Task prompt: Repeat, exactly and in full, the lines of the listing below, but without any pictures.
···
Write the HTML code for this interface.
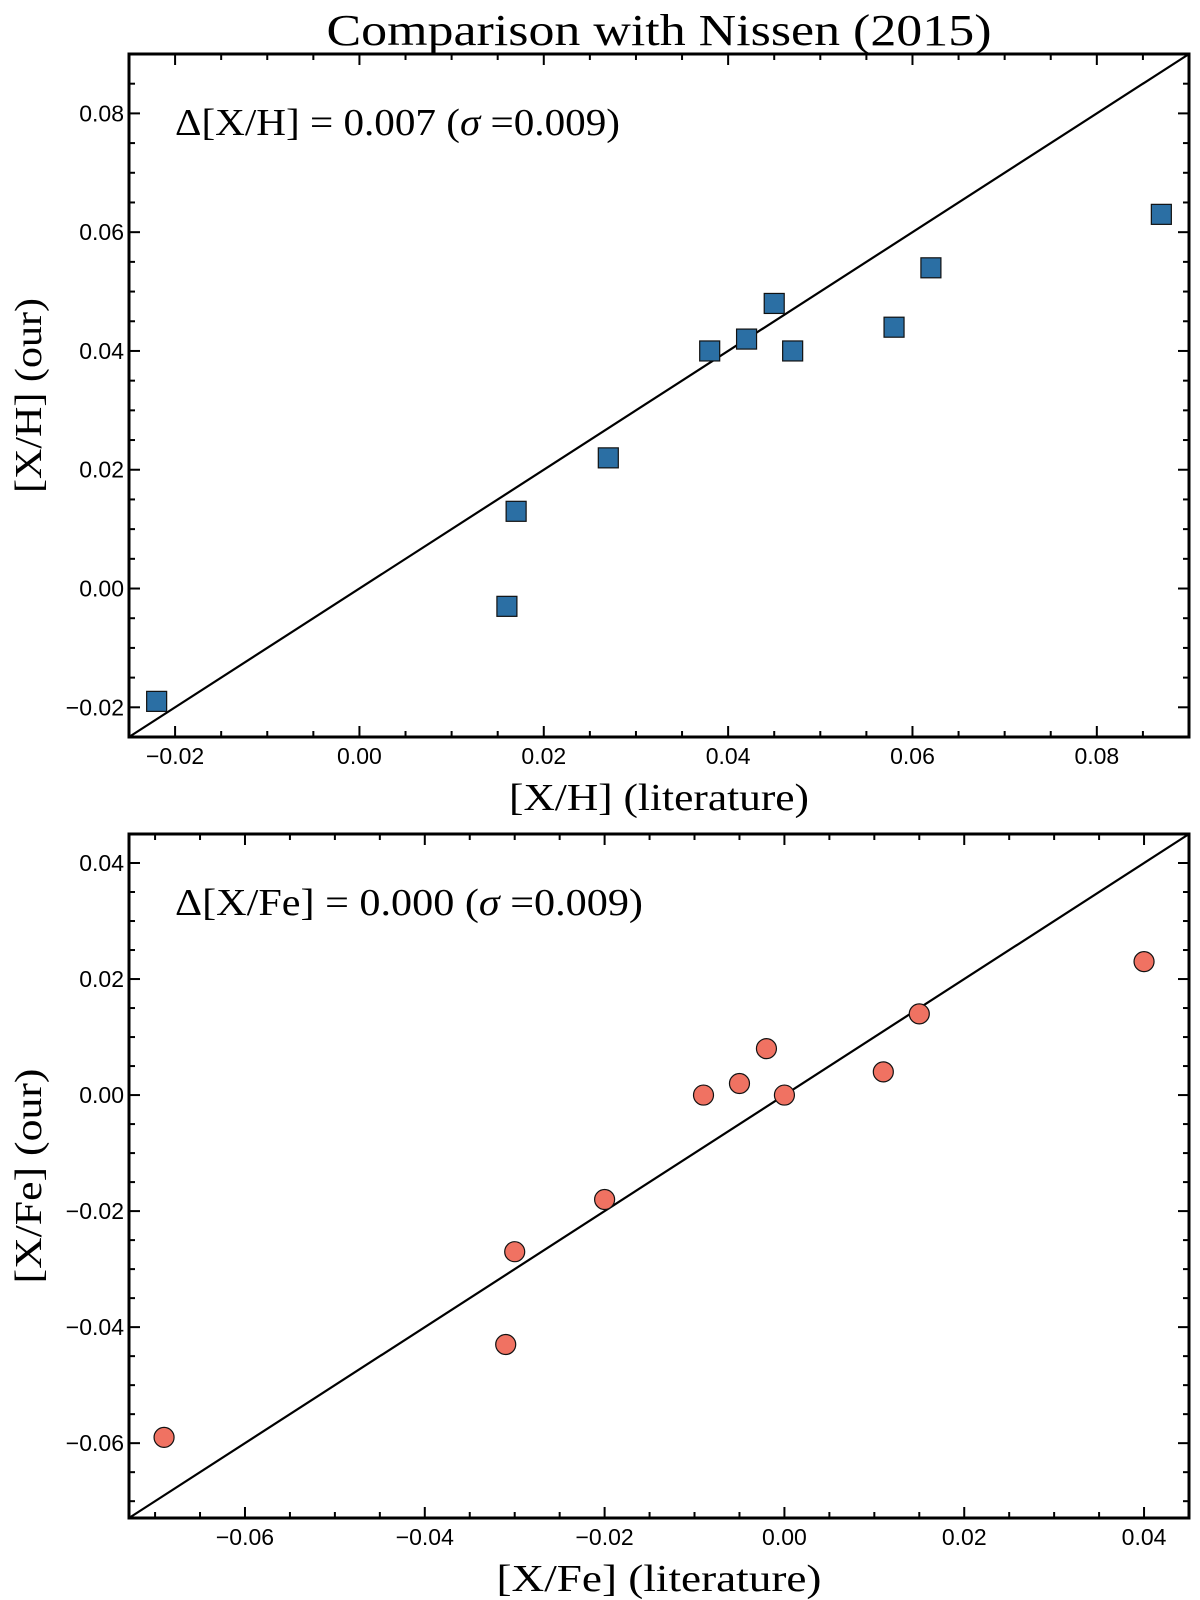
<!DOCTYPE html>
<html><head><meta charset="utf-8"><style>
html,body{margin:0;padding:0;background:#fff;}
svg{display:block;}
.tick{font-family:"Liberation Sans","DejaVu Sans",sans-serif;font-size:23px;fill:#000;}
.ser{font-family:"Liberation Serif","DejaVu Serif",serif;fill:#000;}
</style></head><body>
<svg id="fig" width="1200" height="1600" viewBox="0 0 1200 1600" xmlns="http://www.w3.org/2000/svg">
<rect width="1200" height="1600" fill="#fff"/>
<text class="ser" x="659" y="45" font-size="44" text-anchor="middle" textLength="665" lengthAdjust="spacingAndGlyphs">Comparison with Nissen (2015)</text>
</svg>
<script>
// Top panel data
const xhLit = [-0.022, 0.016, 0.017, 0.027, 0.038, 0.042, 0.045, 0.047, 0.058, 0.062, 0.087];
const xhOur = [-0.019, -0.003, 0.013, 0.022, 0.040, 0.042, 0.048, 0.040, 0.044, 0.054, 0.063];
const xhTicks = [-0.02, 0.00, 0.02, 0.04, 0.06, 0.08];
const xhTickLabels = ["\u22120.02", "0.00", "0.02", "0.04", "0.06", "0.08"];
// Bottom panel data
const xfeLit = [-0.069, -0.031, -0.030, -0.020, -0.009, -0.005, -0.002, 0.000, 0.011, 0.015, 0.040];
const xfeOur = [-0.059, -0.043, -0.027, -0.018, 0.000, 0.002, 0.008, 0.000, 0.004, 0.014, 0.023];
const xfeXTicks = [-0.06, -0.04, -0.02, 0.00, 0.02, 0.04];
const xfeXTickLabels = ["\u22120.06", "\u22120.04", "\u22120.02", "0.00", "0.02", "0.04"];
const xfeYTicks = [-0.06, -0.04, -0.02, 0.00, 0.02, 0.04];
const xfeYTickLabels = ["\u22120.06", "\u22120.04", "\u22120.02", "0.00", "0.02", "0.04"];

const NS = "http://www.w3.org/2000/svg";
const svg = document.getElementById('fig');
function mk(tag, attrs, parent) {
  const e = document.createElementNS(NS, tag);
  for (const k in attrs) e.setAttribute(k, attrs[k]);
  (parent || svg).appendChild(e);
  return e;
}

function panel(cfg) {
  const g = mk('g', {});
  
  
  const L = 129, R = 1189, T = cfg.top, B = cfg.bottom;
  const sx = v => L + (v - cfg.xmin) / (cfg.xmax - cfg.xmin) * (R - L);
  const sy = v => B - (v - cfg.ymin) / (cfg.ymax - cfg.ymin) * (B - T);
  const ln = mk('line', {x1: sx(cfg.xmin), y1: sy(cfg.xmin), x2: sx(cfg.xmax), y2: sy(cfg.xmax), stroke: '#000', 'stroke-width': 2.2}, g);
  
  
  for (let i = 0; i < cfg.xs.length; i++) {
    const cx = sx(cfg.xs[i]), cy = sy(cfg.ys[i]);
    let m;
    if (cfg.marker === 'square') {
      m = mk('rect', {x: cx - 10, y: cy - 10, width: 20, height: 20, fill: '#2b6fa4', stroke: '#111', 'stroke-width': 1.2}, g);
    } else {
      m = mk('circle', {cx: cx, cy: cy, r: 10, fill: '#f07262', stroke: '#111', 'stroke-width': 1.2}, g);
    }
    
    
  }
  const step = 0.005;
  for (let v = Math.ceil(cfg.xmin / step) * step; v <= cfg.xmax + 1e-9; v += step) {
    const x = sx(v);
    const major = Math.abs(Math.round(v / 0.02) * 0.02 - v) < 1e-9;
    const len = major ? 11 : 6;
    mk('line', {x1: x, y1: B, x2: x, y2: B - len, stroke: '#000', 'stroke-width': 2}, g);
    mk('line', {x1: x, y1: T, x2: x, y2: T + len, stroke: '#000', 'stroke-width': 2}, g);
  }
  for (let v = Math.ceil(cfg.ymin / step) * step; v <= cfg.ymax + 1e-9; v += step) {
    const y = sy(v);
    const major = Math.abs(Math.round(v / 0.02) * 0.02 - v) < 1e-9;
    const len = major ? 11 : 6;
    mk('line', {x1: L, y1: y, x2: L + len, y2: y, stroke: '#000', 'stroke-width': 2}, g);
    mk('line', {x1: R, y1: y, x2: R - len, y2: y, stroke: '#000', 'stroke-width': 2}, g);
  }
  const fr = mk('rect', {x: L, y: T, width: R - L, height: B - T, fill: 'none', stroke: '#000', 'stroke-width': 3}, g);
  
  
  cfg.xticks.forEach((v, i) => {
    const t = mk('text', {x: sx(v), y: B + 27, 'text-anchor': 'middle', class: 'tick'}, g);
    t.textContent = cfg.xlabels[i];
    
    
  });
  cfg.yticks.forEach((v, i) => {
    const t = mk('text', {x: L - 5, y: sy(v) + 8, 'text-anchor': 'end', class: 'tick'}, g);
    t.textContent = cfg.ylabels[i];
    
    
  });
  const xt = mk('text', {x: (L + R) / 2, y: B + 73, 'text-anchor': 'middle', class: 'ser', 'font-size': 38, textLength: cfg.xtitleLen, lengthAdjust: 'spacingAndGlyphs'}, g);
  xt.textContent = cfg.xtitle;
  
  
  const yc = (T + B) / 2;
  const yt = mk('text', {x: 0, y: 0, 'text-anchor': 'middle', class: 'ser', 'font-size': 38, transform: `translate(41 ${yc}) rotate(-90)`, textLength: cfg.ytitleLen, lengthAdjust: 'spacingAndGlyphs'}, g);
  yt.textContent = cfg.ytitle;
  
  
  const an = mk('text', {x: 175, y: T + 81, class: 'ser', 'font-size': 38, textLength: cfg.annLen, lengthAdjust: 'spacingAndGlyphs'}, g);
  an.innerHTML = cfg.ann;
  
  
}

panel({name: 'xh-panel', top: 54, bottom: 737, xmin: -0.025, xmax: 0.09, ymin: -0.025, ymax: 0.09,
  xs: xhLit, ys: xhOur, marker: 'square',
  xticks: xhTicks, xlabels: xhTickLabels, yticks: xhTicks, ylabels: xhTickLabels,
  xtitle: '[X/H] (literature)', xtitleLen: 300, ytitle: '[X/H] (our)', ytitleLen: 195,
  ann: '\u0394[X/H] = 0.007 (<tspan font-style="italic">\u03c3</tspan> =0.009)', annLen: 445});

panel({name: 'xfe-panel', top: 834, bottom: 1518, xmin: -0.0729, xmax: 0.045, ymin: -0.0729, ymax: 0.045,
  xs: xfeLit, ys: xfeOur, marker: 'circle',
  xticks: xfeXTicks, xlabels: xfeXTickLabels, yticks: xfeYTicks, ylabels: xfeYTickLabels,
  xtitle: '[X/Fe] (literature)', xtitleLen: 325, ytitle: '[X/Fe] (our)', ytitleLen: 215,
  ann: '\u0394[X/Fe] = 0.000 (<tspan font-style="italic">\u03c3</tspan> =0.009)', annLen: 468});
</script>
</body></html>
···
Finished task:
Write the HTML code for this interface.
<!DOCTYPE html>
<html><head><meta charset="utf-8"><style>
html,body{margin:0;padding:0;background:#fff;}
svg{display:block;}
.tick{font-family:"Liberation Sans","DejaVu Sans",sans-serif;font-size:23px;fill:#000;}
.ser{font-family:"Liberation Serif","DejaVu Serif",serif;fill:#000;}
</style></head><body>
<svg id="fig" width="1200" height="1600" viewBox="0 0 1200 1600" xmlns="http://www.w3.org/2000/svg">
<rect width="1200" height="1600" fill="#fff"/>
<text class="ser" x="659" y="45" font-size="44" text-anchor="middle" textLength="665" lengthAdjust="spacingAndGlyphs">Comparison with Nissen (2015)</text>
</svg>
<script>
// Top panel data
const xhLit = [-0.022, 0.016, 0.017, 0.027, 0.038, 0.042, 0.045, 0.047, 0.058, 0.062, 0.087];
const xhOur = [-0.019, -0.003, 0.013, 0.022, 0.040, 0.042, 0.048, 0.040, 0.044, 0.054, 0.063];
const xhTicks = [-0.02, 0.00, 0.02, 0.04, 0.06, 0.08];
const xhTickLabels = ["\u22120.02", "0.00", "0.02", "0.04", "0.06", "0.08"];
// Bottom panel data
const xfeLit = [-0.069, -0.031, -0.030, -0.020, -0.009, -0.005, -0.002, 0.000, 0.011, 0.015, 0.040];
const xfeOur = [-0.059, -0.043, -0.027, -0.018, 0.000, 0.002, 0.008, 0.000, 0.004, 0.014, 0.023];
const xfeXTicks = [-0.06, -0.04, -0.02, 0.00, 0.02, 0.04];
const xfeXTickLabels = ["\u22120.06", "\u22120.04", "\u22120.02", "0.00", "0.02", "0.04"];
const xfeYTicks = [-0.06, -0.04, -0.02, 0.00, 0.02, 0.04];
const xfeYTickLabels = ["\u22120.06", "\u22120.04", "\u22120.02", "0.00", "0.02", "0.04"];

const NS = "http://www.w3.org/2000/svg";
const svg = document.getElementById('fig');
function mk(tag, attrs, parent) {
  const e = document.createElementNS(NS, tag);
  for (const k in attrs) e.setAttribute(k, attrs[k]);
  (parent || svg).appendChild(e);
  return e;
}

function panel(cfg) {
  const g = mk('g', {});
  
  
  const L = 129, R = 1189, T = cfg.top, B = cfg.bottom;
  const sx = v => L + (v - cfg.xmin) / (cfg.xmax - cfg.xmin) * (R - L);
  const sy = v => B - (v - cfg.ymin) / (cfg.ymax - cfg.ymin) * (B - T);
  const ln = mk('line', {x1: sx(cfg.xmin), y1: sy(cfg.xmin), x2: sx(cfg.xmax), y2: sy(cfg.xmax), stroke: '#000', 'stroke-width': 2.2}, g);
  
  
  for (let i = 0; i < cfg.xs.length; i++) {
    const cx = sx(cfg.xs[i]), cy = sy(cfg.ys[i]);
    let m;
    if (cfg.marker === 'square') {
      m = mk('rect', {x: cx - 10, y: cy - 10, width: 20, height: 20, fill: '#2b6fa4', stroke: '#111', 'stroke-width': 1.2}, g);
    } else {
      m = mk('circle', {cx: cx, cy: cy, r: 10, fill: '#f07262', stroke: '#111', 'stroke-width': 1.2}, g);
    }
    
    
  }
  const step = 0.005;
  for (let v = Math.ceil(cfg.xmin / step) * step; v <= cfg.xmax + 1e-9; v += step) {
    const x = sx(v);
    const major = Math.abs(Math.round(v / 0.02) * 0.02 - v) < 1e-9;
    const len = major ? 11 : 6;
    mk('line', {x1: x, y1: B, x2: x, y2: B - len, stroke: '#000', 'stroke-width': 2}, g);
    mk('line', {x1: x, y1: T, x2: x, y2: T + len, stroke: '#000', 'stroke-width': 2}, g);
  }
  for (let v = Math.ceil(cfg.ymin / step) * step; v <= cfg.ymax + 1e-9; v += step) {
    const y = sy(v);
    const major = Math.abs(Math.round(v / 0.02) * 0.02 - v) < 1e-9;
    const len = major ? 11 : 6;
    mk('line', {x1: L, y1: y, x2: L + len, y2: y, stroke: '#000', 'stroke-width': 2}, g);
    mk('line', {x1: R, y1: y, x2: R - len, y2: y, stroke: '#000', 'stroke-width': 2}, g);
  }
  const fr = mk('rect', {x: L, y: T, width: R - L, height: B - T, fill: 'none', stroke: '#000', 'stroke-width': 3}, g);
  
  
  cfg.xticks.forEach((v, i) => {
    const t = mk('text', {x: sx(v), y: B + 27, 'text-anchor': 'middle', class: 'tick'}, g);
    t.textContent = cfg.xlabels[i];
    
    
  });
  cfg.yticks.forEach((v, i) => {
    const t = mk('text', {x: L - 5, y: sy(v) + 8, 'text-anchor': 'end', class: 'tick'}, g);
    t.textContent = cfg.ylabels[i];
    
    
  });
  const xt = mk('text', {x: (L + R) / 2, y: B + 73, 'text-anchor': 'middle', class: 'ser', 'font-size': 38, textLength: cfg.xtitleLen, lengthAdjust: 'spacingAndGlyphs'}, g);
  xt.textContent = cfg.xtitle;
  
  
  const yc = (T + B) / 2;
  const yt = mk('text', {x: 0, y: 0, 'text-anchor': 'middle', class: 'ser', 'font-size': 38, transform: `translate(41 ${yc}) rotate(-90)`, textLength: cfg.ytitleLen, lengthAdjust: 'spacingAndGlyphs'}, g);
  yt.textContent = cfg.ytitle;
  
  
  const an = mk('text', {x: 175, y: T + 81, class: 'ser', 'font-size': 38, textLength: cfg.annLen, lengthAdjust: 'spacingAndGlyphs'}, g);
  an.innerHTML = cfg.ann;
  
  
}

panel({name: 'xh-panel', top: 54, bottom: 737, xmin: -0.025, xmax: 0.09, ymin: -0.025, ymax: 0.09,
  xs: xhLit, ys: xhOur, marker: 'square',
  xticks: xhTicks, xlabels: xhTickLabels, yticks: xhTicks, ylabels: xhTickLabels,
  xtitle: '[X/H] (literature)', xtitleLen: 300, ytitle: '[X/H] (our)', ytitleLen: 195,
  ann: '\u0394[X/H] = 0.007 (<tspan font-style="italic">\u03c3</tspan> =0.009)', annLen: 445});

panel({name: 'xfe-panel', top: 834, bottom: 1518, xmin: -0.0729, xmax: 0.045, ymin: -0.0729, ymax: 0.045,
  xs: xfeLit, ys: xfeOur, marker: 'circle',
  xticks: xfeXTicks, xlabels: xfeXTickLabels, yticks: xfeYTicks, ylabels: xfeYTickLabels,
  xtitle: '[X/Fe] (literature)', xtitleLen: 325, ytitle: '[X/Fe] (our)', ytitleLen: 215,
  ann: '\u0394[X/Fe] = 0.000 (<tspan font-style="italic">\u03c3</tspan> =0.009)', annLen: 468});
</script>
</body></html>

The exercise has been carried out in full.